Restart Lines over 2 different voltages

3.3v <---RST---> 5V

So if I have an input restart line which is 5v and I use resistors to divide it down to 3.3v, will that mess up the restart on the 5v system?

3.3v <---RST (Expecting 5V input)---> 3.3V

And if I move the project to another system that uses 3.3v would I need an amplifier to 5v so that it can go through the resistor dividers and would that mess up the RST line.

Or is there a simpler way to all of this?

What systems are we talking about?

Are asking if you have a logic level 0 to 3.3V and you apply that to a 5V system, will it cause any problems?

You need to check the specs/data of the 5V controller, some will accept 3.3V as a logic HIGH.

Tom… :slight_smile:

No idea what you're doing... but for the vast majority of 5V systems a 3.3V signal will read as high. In case of a 5V Arduino, anything over about 2.5V will read high (that's my real world experience - the spec guarantees a high signal for 0.6*Vcc or 3.0V for a 5V system, the actual changeover point is of course below that and varies between individual chips).

So 3.3V on a RESET pin of a 5V system will most likely not cause it to reset, but do refer to the datasheet of your specific device for the details.

or possibly a couple of (schottky or germanium) diodes (anode to -RST pins), then (assuming the correct pull-up on each pin, by putting a 0V state on the cathodes will reset both devices.

Thanks for all the help, unfortunately I'm designing a circuit to interface with an older retro and proprietary hardware so I don't have much information on it. I do know it's TTL and that a 3.3v signal will read as high but I didn't know a reset signal was the same as an io signal. I know the io signal will read as high that is 3.3v but I thought RESET/RST worked differently than an io signal. If it's the same then it shouldn't be a problem.

Thank you!

In response to your diode suggestion, I'll try both ways. Theres lots of ways to handle the RST signal but it's only needed for the programmer to program the arduino. The retro device does provide an RST signal but I don't see the point in it so in all honesty I may just output a 3.3v high when connected to the tro device and use the RST signal as is when connected to the arduino programmer.
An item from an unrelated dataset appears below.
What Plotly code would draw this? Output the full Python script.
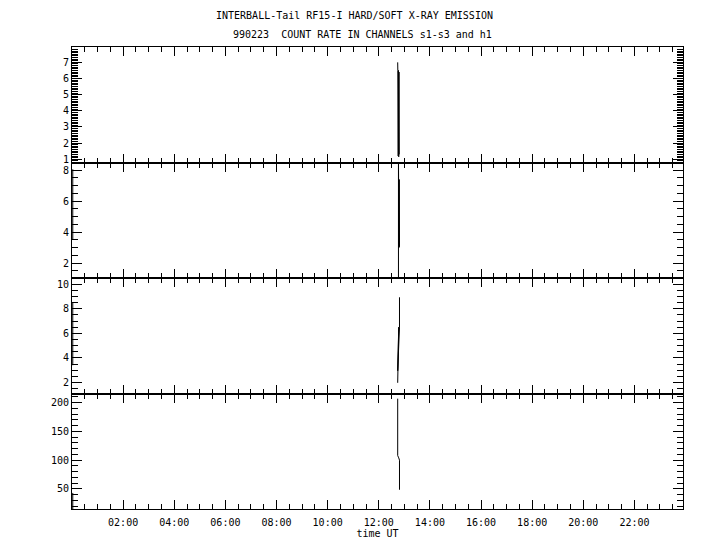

Is that reset signal active high or active low?

Arduino reset signals are active low - i.e. they require a low signal (connect to GND) on the reset pin for a reset, during normal operations it's pulled up to Vcc.

You should also know what Vcc is for that unknown device, as the required input signal levels depend on Vcc, giving the maximum voltage guaranteed read as low, minimum voltage to guaranteed read as high, and the absolute maximum voltage it can handle on the input.

The RESET is active low on it as well and I know it's a TTL system that's compatible with the CMOS output of the microcontroller. So it should all work ok unless I'm misreading your reply.

Sounds like it will work just fine then.